If you’ve driven any part of the Australian East Coast over the past two years you may have seen land struggling to heal. Much of the bushland I’ve seen is fire-affected, but with some new green growth sprouting from the charred black remains. It’s the season of green and black. But where the fires burned too hot, trees are faded to grey skeletons, the ghosts of gums that will not recover.

Communities also are struggling to heal. Local councils still employ coordinators to assist recovering residents and communities, and seasonal workers camp at rural showgrounds as contractors to replace fencing for property owners with disaster recovery funding.

During that terrible firey season, 5.5 million hectares of land was devastated, 2,448 homes destroyed, and 26 lives lost. Many native plant and animal species are now extinct or endangered. Cossetted in my city home I wanted to do something. Thoughts of injured and suffering kangaroos, koalas, wombats, and birds plagued my nights. Like many people, I sewed ‘koala mittens’ and ‘batwraps’, donated money to WIRES and community fundraisers.

I’d like to think those fires were an anomaly. I’d like to think it will take years for the regrowth to sustain another large fire. I’d like to think that we’ve had recent rain and there’s no immediate danger. That we can get on with fun and exciting activities like house improvements, establishing a vegie garden, planting a food forest, buying chickens and maybe goats; instead of preparing for a potential bushfire. But I know this thinking may mean we’re not bushfire ready when we need to be.

We need to replace the melted hose pipe and bury it deeper underground.

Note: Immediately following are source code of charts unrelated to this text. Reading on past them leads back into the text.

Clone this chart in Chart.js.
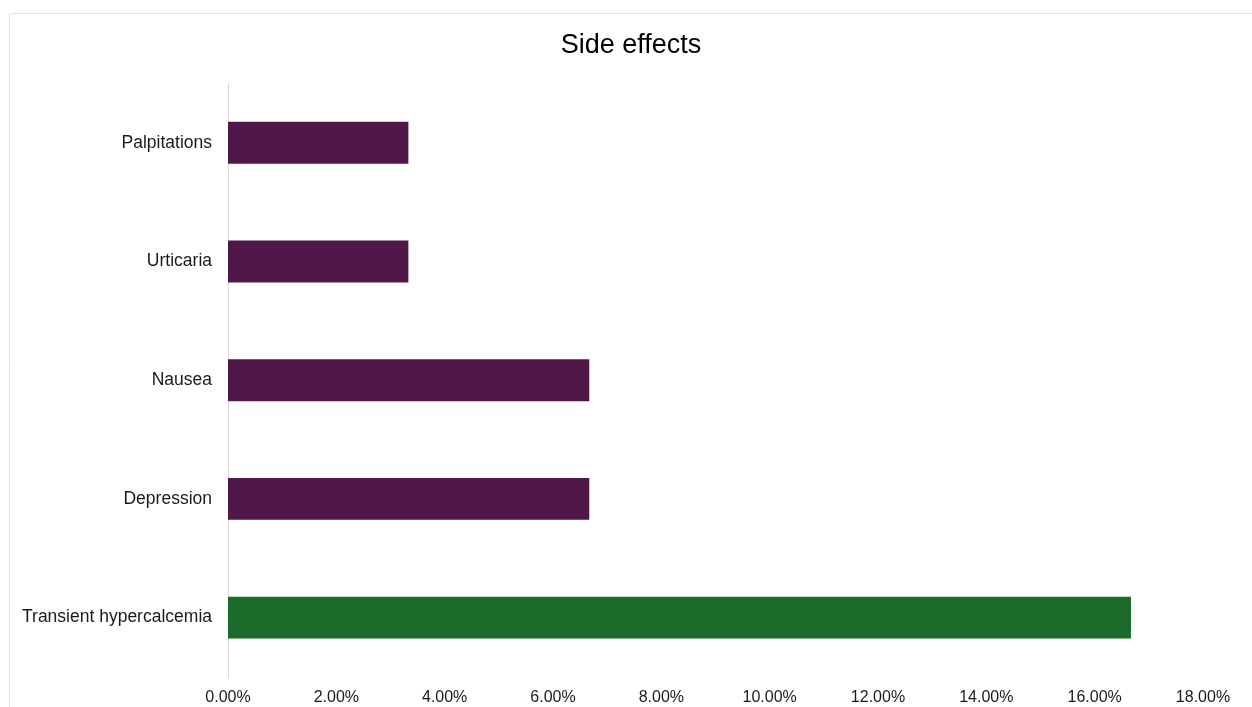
<!DOCTYPE html>
<html>
<head>
<meta charset="utf-8">
<script src="https://cdn.jsdelivr.net/npm/chart.js@4.4.1/dist/chart.umd.min.js"></script>
<style>
  html, body { margin: 0; padding: 0; background: #fff; }
  #wrap { position: relative; width: 1252px; height: 707px; }
</style>
</head>
<body>
<div id="wrap"><canvas id="chart"></canvas></div>
<script>
// side effect share of patients, in percent
const effects = ['Palpitations', 'Urticaria', 'Nausea', 'Depression', 'Transient hypercalcemia'];
const shares = [3.33, 3.33, 6.67, 6.67, 16.67];
const barColors = ['#4f1848', '#4f1848', '#4f1848', '#4f1848', '#1a6a2a'];

// thin grey frame along the top and left edge
const framePlugin = {
  id: 'frame',
  beforeDraw(chart) {
    const ctx = chart.ctx;
    ctx.save();
    ctx.strokeStyle = '#e3e3e3';
    ctx.lineWidth = 1;
    ctx.beginPath();
    ctx.moveTo(9.5, chart.height);
    ctx.lineTo(9.5, 13.5);
    ctx.lineTo(chart.width, 13.5);
    ctx.stroke();
    ctx.restore();
  }
};

// centre the title on the whole canvas instead of the padded box
const titleShift = {
  id: 'titleShift',
  afterLayout(chart) {
    const t = chart.titleBlock;
    if (!t) return;
    const shift = (chart.width - (t.left + t.right)) / 2 + 5;
    t.left += shift;
    t.right += shift;
  }
};

new Chart('chart', {
  type: 'bar',
  data: {
    labels: effects,
    datasets: [{
      data: shares,
      backgroundColor: barColors,
      barPercentage: 0.353,
      categoryPercentage: 1
    }]
  },
  options: {
    indexAxis: 'y',
    responsive: true,
    maintainAspectRatio: false,
    animation: false,
    layout: { padding: { top: 0, right: 49, bottom: 0, left: 0 } },
    plugins: {
      legend: { display: false },
      tooltip: { enabled: false },
      title: {
        display: true,
        text: 'Side effects',
        color: '#000',
        font: { family: 'Liberation Sans, Arial, sans-serif', size: 27, weight: 'normal' },
        padding: { top: 29, bottom: 22 }
      }
    },
    scales: {
      x: {
        min: 0,
        max: 18,
        grid: { display: false, drawTicks: false },
        border: { display: false },
        ticks: {
          stepSize: 2,
          padding: 11,
          color: '#1a1a1a',
          font: { family: 'Liberation Sans, Arial, sans-serif', size: 16 },
          maxRotation: 0,
          callback: v => v.toFixed(2) + '%'
        },
        afterFit(scale) { scale.height = 30; }
      },
      y: {
        grid: { display: false, drawTicks: false },
        border: { display: true, color: '#d9d9d9', width: 1 },
        ticks: {
          padding: 16,
          color: '#1a1a1a',
          font: { family: 'Liberation Sans, Arial, sans-serif', size: 17.5 }
        },
        afterFit(scale) { scale.width = 228; }
      }
    }
  },
  plugins: [framePlugin, titleShift]
});
</script>
</body>
</html>
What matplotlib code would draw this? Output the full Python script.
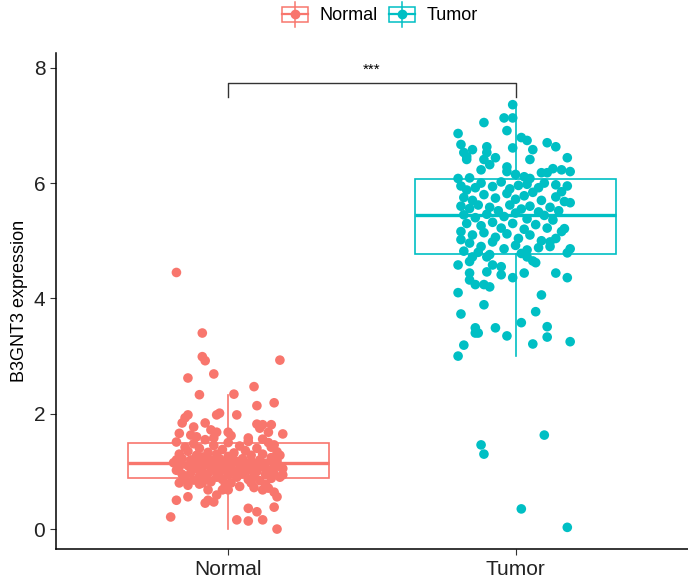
import matplotlib
matplotlib.use("Agg")
import matplotlib.pyplot as plt
from matplotlib.legend_handler import HandlerBase
from matplotlib.lines import Line2D
from matplotlib.patches import Rectangle

plt.rcParams['font.family'] = ['Liberation Sans', 'DejaVu Sans']

groups = ["Normal", "Tumor"]
colors = ["#F8766D", "#00BFC4"]

# box statistics (whislo, q1, median, q3, whishi)
normal_box = [0.00, 0.88, 1.15, 1.50, 2.33]
tumor_box = [3.00, 4.77, 5.44, 6.07, 7.36]

# jittered points: (horizontal offset from group centre, expression)
normal_pts = [
    (-0.18, 4.45), (-0.09, 3.40), (-0.09, 2.99), (-0.08, 2.92), (0.18, 2.93), (-0.05, 2.69),
    (-0.14, 2.62), (0.09, 2.47), (-0.10, 2.33), (0.02, 2.34), (0.10, 2.14), (0.16, 2.19),
    (-0.14, 1.98), (-0.15, 1.93), (-0.03, 2.01), (-0.04, 1.98), (0.03, 1.98), (-0.16, 1.84),
    (-0.08, 1.84), (-0.12, 1.77), (0.10, 1.82), (0.12, 1.81), (0.15, 1.81), (0.11, 1.75),
    (0.14, 1.68), (0.19, 1.65), (-0.06, 1.72), (-0.04, 1.68), (0.00, 1.68), (-0.17, 1.66),
    (-0.13, 1.63), (0.07, 1.58), (-0.18, 1.51), (0.15, 1.42),
    (-0.20, 0.21), (-0.18, 0.50), (-0.14, 0.56), (-0.08, 0.45), (-0.07, 0.50), (-0.05, 0.47),
    (0.03, 0.16), (0.07, 0.14), (0.12, 0.16), (0.07, 0.36), (0.10, 0.30), (0.17, 0.00),
    (0.16, 0.38), (0.00, 0.68), (-0.02, 0.68), (-0.07, 0.68), (0.12, 0.68), (0.14, 0.71),
    (0.16, 0.64), (0.17, 0.56), (-0.04, 0.59), (-0.10, 0.78), (-0.17, 0.80), (0.08, 0.80),
    (0.19, 0.94), (0.18, 1.08),
    (-0.19, 1.15), (-0.18, 1.02), (-0.17, 1.30), (-0.16, 0.95), (-0.16, 1.22), (-0.15, 1.42),
    (-0.15, 0.88), (-0.14, 1.10), (-0.14, 1.35), (-0.13, 0.98), (-0.13, 1.20), (-0.12, 1.48),
    (-0.12, 0.85), (-0.11, 1.05), (-0.11, 1.28), (-0.10, 0.92), (-0.10, 1.16), (-0.10, 1.40),
    (-0.09, 1.00), (-0.09, 1.25), (-0.08, 0.87), (-0.08, 1.12), (-0.08, 1.55), (-0.07, 0.96),
    (-0.07, 1.33), (-0.06, 1.08), (-0.06, 1.20), (-0.06, 0.82), (-0.05, 1.45), (-0.05, 1.02),
    (-0.04, 1.14), (-0.04, 0.90), (-0.04, 1.30), (-0.03, 1.22), (-0.03, 0.98), (-0.02, 1.10),
    (-0.02, 1.38), (-0.02, 0.86), (-0.01, 1.18), (-0.01, 1.04), (0.00, 0.94), (0.00, 1.26),
    (0.00, 1.50), (0.01, 1.12), (0.01, 0.80), (0.02, 1.00), (0.02, 1.32), (0.03, 1.16),
    (0.03, 0.90), (0.04, 1.06), (0.04, 1.44), (0.05, 1.22), (0.05, 0.96), (0.06, 1.12),
    (0.06, 1.36), (0.07, 0.86), (0.07, 1.02), (0.08, 1.18), (0.08, 1.28), (0.09, 0.92),
    (0.09, 1.10), (0.10, 1.40), (0.10, 1.00), (0.11, 1.20), (0.11, 0.84), (0.12, 1.08),
    (0.12, 1.30), (0.13, 0.95), (0.13, 1.14), (0.14, 1.50), (0.14, 1.02), (0.15, 0.88),
    (0.15, 1.24), (0.16, 1.10), (0.16, 0.96), (0.17, 1.34), (0.17, 1.18), (0.18, 0.90),
    (0.18, 1.28), (0.19, 1.05), (-0.17, 1.08), (-0.12, 1.14), (-0.07, 1.16), (-0.03, 1.06),
    (0.02, 1.20), (0.06, 1.04), (0.11, 1.14), (-0.09, 0.80), (-0.14, 0.76), (0.04, 0.74),
    (-0.01, 0.76), (0.09, 0.72), (0.13, 0.78), (-0.11, 1.60), (0.01, 1.62), (0.07, 1.52),
    (-0.05, 1.58), (0.12, 1.56), (-0.18, 1.20), (0.16, 1.46),
]

tumor_pts = [
    (-0.01, 7.36), (-0.01, 7.13), (-0.04, 7.13), (-0.11, 7.05), (-0.03, 6.91), (-0.20, 6.86),
    (0.02, 6.79), (0.04, 6.74), (0.11, 6.70), (0.14, 6.63), (-0.19, 6.67), (-0.10, 6.63),
    (-0.01, 6.61), (0.06, 6.58), (-0.15, 6.58), (-0.18, 6.53), (-0.17, 6.46), (-0.10, 6.53),
    (-0.11, 6.41), (-0.07, 6.44), (0.18, 6.44), (0.05, 6.41), (-0.17, 6.41), (-0.09, 6.32),
    (-0.03, 6.28), (-0.12, 6.23), (0.19, 6.20), (0.16, 6.23), (0.13, 6.25), (0.11, 6.18),
    (0.09, 6.18), (-0.03, 6.20), (0.00, 6.15), (0.03, 6.11), (0.05, 6.08), (-0.20, 6.08),
    (-0.16, 6.09),
    (0.14, 5.97), (0.14, 5.76), (0.18, 5.95), (0.16, 5.85), (0.17, 5.68), (0.19, 5.66),
    (-0.19, 5.02), (0.17, 5.21), (0.16, 5.16), (0.12, 4.98), (0.12, 4.90), (0.19, 4.86),
    (0.18, 4.79),
    (-0.20, 4.58), (-0.16, 4.64), (-0.15, 4.72), (-0.10, 4.72), (-0.08, 4.58), (-0.05, 4.55),
    (0.04, 4.72), (0.07, 4.62), (0.06, 4.65), (0.14, 4.44), (0.18, 4.36), (0.03, 4.44),
    (-0.01, 4.36), (-0.16, 4.44), (-0.16, 4.32), (-0.10, 4.46), (-0.05, 4.41), (-0.14, 4.24),
    (-0.11, 4.24), (-0.09, 4.20),
    (-0.20, 4.10), (-0.11, 3.89), (0.09, 4.06), (-0.19, 3.73), (0.07, 3.77), (0.02, 3.58),
    (-0.14, 3.49), (-0.14, 3.40), (-0.13, 3.40), (-0.07, 3.49), (-0.03, 3.35), (0.11, 3.51),
    (0.11, 3.33), (-0.18, 3.19), (0.06, 3.21), (0.19, 3.25), (-0.20, 3.00),
    (-0.12, 1.46), (-0.11, 1.30), (0.10, 1.63), (0.02, 0.35), (0.18, 0.03),
    (-0.19, 5.95), (-0.17, 5.88), (-0.14, 5.92), (-0.12, 6.00), (-0.08, 5.94), (-0.05, 6.02),
    (-0.02, 5.90), (0.01, 5.96), (0.04, 5.98), (0.08, 5.92), (0.10, 6.00), (-0.18, 5.75),
    (-0.15, 5.70), (-0.11, 5.80), (-0.07, 5.74), (-0.03, 5.82), (0.00, 5.72), (0.03, 5.78),
    (0.06, 5.84), (0.09, 5.70), (-0.19, 5.60), (-0.16, 5.56), (-0.13, 5.62), (-0.09, 5.58),
    (-0.06, 5.52), (-0.02, 5.62), (0.02, 5.55), (0.05, 5.60), (0.08, 5.50), (0.12, 5.58),
    (0.15, 5.52), (-0.18, 5.45), (-0.14, 5.40), (-0.10, 5.46), (-0.04, 5.42), (0.00, 5.48),
    (0.04, 5.38), (0.10, 5.44), (0.13, 5.36), (-0.17, 5.30), (-0.12, 5.26), (-0.08, 5.32),
    (-0.05, 5.22), (-0.01, 5.30), (0.03, 5.20), (0.07, 5.28), (0.11, 5.22), (-0.19, 5.16),
    (-0.15, 5.10), (-0.11, 5.14), (-0.07, 5.06), (-0.03, 5.12), (0.01, 5.04), (0.05, 5.10),
    (0.09, 5.00), (-0.16, 4.96), (-0.12, 4.90), (-0.08, 4.98), (-0.04, 4.86), (0.00, 4.92),
    (0.04, 4.84), (0.08, 4.88), (-0.18, 4.82), (-0.13, 4.80), (-0.09, 4.76), (0.02, 4.78),
    (0.14, 5.04),
]

sig_label = "***"
bracket_y = 7.73
bracket_drop = 0.23


class BoxKey(HandlerBase):
    # legend key like ggplot's boxplot + point glyph
    def create_artists(self, legend, orig_handle, xdescent, ydescent,
                       width, height, fontsize, trans):
        c = orig_handle.get_color()
        cx = width / 2 - xdescent
        cy = height / 2 - ydescent
        bw, bh = width * 0.95, height * 0.75
        box = Rectangle((cx - bw / 2, cy - bh / 2), bw, bh, fill=False,
                        ec=c, lw=1.1, transform=trans)
        whisk = Line2D([cx, cx], [cy - height * 0.62, cy + height * 0.62],
                       color=c, lw=1.1, transform=trans)
        med = Line2D([cx - bw / 2, cx + bw / 2], [cy, cy], color=c, lw=1.6,
                     transform=trans)
        dot = Line2D([cx], [cy], marker="o", ms=6, color=c, transform=trans)
        return [whisk, box, med, dot]


fig = plt.figure(figsize=(6.88, 5.80), dpi=100)
ax = fig.add_axes([0.081, 0.053, 0.919, 0.855])

stats = []
for name, b in zip(groups, [normal_box, tumor_box]):
    stats.append(dict(label=name, whislo=b[0], q1=b[1], med=b[2], q3=b[3], whishi=b[4]))

for i, (st, col) in enumerate(zip(stats, colors)):
    ax.bxp([st], positions=[i + 1], widths=0.7, showfliers=False, showcaps=False,
           patch_artist=True,
           boxprops=dict(facecolor="white", edgecolor=col, lw=1.2),
           whiskerprops=dict(color=col, lw=1.2),
           medianprops=dict(color=col, lw=2.4))

for i, (pts, col) in enumerate(zip([normal_pts, tumor_pts], colors)):
    xs = [i + 1 + p[0] for p in pts]
    ys = [p[1] for p in pts]
    ax.scatter(xs, ys, s=48, color=col, edgecolors="none", zorder=3)

# significance bracket
ax.plot([1, 1, 2, 2], [bracket_y - bracket_drop, bracket_y, bracket_y, bracket_y - bracket_drop],
        color="#333333", lw=1.0)
ax.text(1.5, bracket_y + 0.12, sig_label, ha="center", va="bottom", fontsize=11)

ax.set_xlim(0.4, 2.6)
ax.set_ylim(-0.35, 8.25)
ax.set_xticks([1, 2])
ax.set_xticklabels(groups, fontsize=15)
ax.set_yticks([0, 2, 4, 6, 8])
ax.tick_params(axis="y", labelsize=15, length=4, color="#333333", labelcolor="#222222")
ax.tick_params(axis="x", length=4, color="#333333", labelcolor="#222222")
ax.set_ylabel("B3GNT3 expression", fontsize=13)
for s in ["top", "right"]:
    ax.spines[s].set_visible(False)
for s in ["left", "bottom"]:
    ax.spines[s].set_linewidth(1.1)

handles = [Line2D([], [], color=c) for c in colors]
fig.legend(handles, groups, loc="center", bbox_to_anchor=(0.552, 0.975), ncol=2,
           frameon=False, fontsize=13, handler_map={Line2D: BoxKey()},
           handlelength=1.5, handleheight=1.3, handletextpad=0.6, columnspacing=0.6)

fig.savefig("out.png", dpi=100)
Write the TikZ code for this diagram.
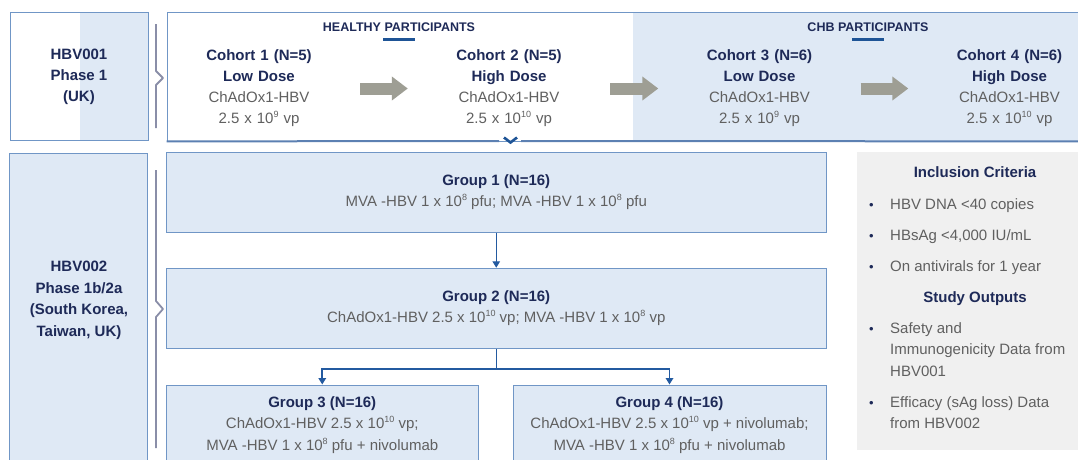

We need to learn what the ‘SWS’ (Static Water Supply) sign affixed to our front gate means – presumably, we need to provide easy access for an empty fire truck thirsty for our water tanks and dam. If a fire does come, where will we move our vehicles to? Which of us will look after our pets? How and when will we decide whether to defend our home or evacuate?

I’m here to live closer to nature, more in tune with her cycles. Summer and bushfire season is part of that cycle. It’s summer now, but we’ve had lots of rain. The dams and tanks are overflowing, it’s lush and verdant. Now is the season for appreciating the rich colours, the abundant growth. The season of green (and black). But this is Australia, so now is also the time to prepare for future seasons.

Note: photo is not our property, thank goodness.